Kerr one of five finalists for football gong

By News / Wire

The plaudits keep coming for Australian sharpshooter Sam Kerr who has been named one of five finalists for the BBC Women’s Footballer of the Year award.

Kerr has been named along with Denmark’s Pernille Harder, England’s Lucy Bronze, Dzsenifer Marozsan (Germany) and Lieke Martens (Netherlands) for the gong, with the winner announced on May 22.

The shortlist was selected by a panel of experts involved in the game from around the world, including coaches, players, administrators and journalists.

“I guess it’s pretty crazy to think out of the whole world there’s only five players (that have) been nominated,” said Kerr.

“There are so many great players that I look up to and I don’t put myself in the same sentence as them so obviously it’s a huge honour and a pretty surreal feeling to be honest.”

The 24-year-old Kerr has been in dominant form for the national women’s team and only last week led the Matildas to the final of the women’s Asian Cup, where they went down in a disappointing 1-0 defeat to Japan.

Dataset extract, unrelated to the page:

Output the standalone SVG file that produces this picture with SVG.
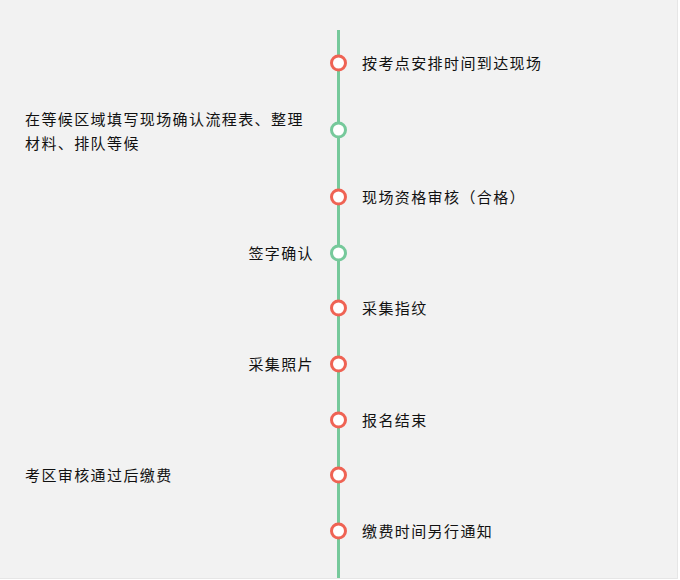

Last year’s winner was Norwegian Ada Hegerberg who plays for Olympique Lyonnais while Arsenal’s Scottish international Kim Little took out the award in 2015.

The Crowd Says:

2018-04-24T11:20:31+00:00

Gerry

Roar Rookie


I have not done enough research on it and I am not sure I want to if complex political wrangling is involved as it is inevitably. However I feel that women’s sports are getting more popular and more exposure, slowly but surely. Top female athletes like Jessica Ennis, Ellyse Perry, Sam Kerr and Sally Pearson as well as the success of the women’s cricket team, netball team and soccer team are really getting higher profiles and generating excitement from the public. My step daughter is just starting to get involved in sports and netball and it would be fabulous to see her progress as she has never been a sporty person. it may be a pipe dream but it would be absolutely radical if there could be a world competition featuring all the major field world sports such as soccer, rugby 7’s, shortened version of Twenty20 cricket, (Ten ten as played in the UAE recently) hockey, basketball, volleyball, netball and baseball with the AFLW and perhaps American football being invitational sports to spread their coverage. With no single game being longer than an hour and held in a neutral seasonal month such as September for both hemispheres to participate. It could be called something like the Pan60 Women’s Games. (60 referring to 60 mins) Of course all the formalities and details would need to be fleshed out but it would be a bold move and I guess people are just going to ridicule it. Anyway it’s just a thought. If it worked though, you can bet the men’s competition would gladly follow. As a man I would not care if the women got there first and indeed would applaud it. What do you reckon? Or should I just crawl back into my hole. Haha.I am serious though. It would really help to propel women’s sports into the place it should be now.

2018-04-23T00:20:04+00:00

chris

Guest


Good luck Sam : ) I think its time you picked up an individual award against your world peers and it would be thoroughly deserved.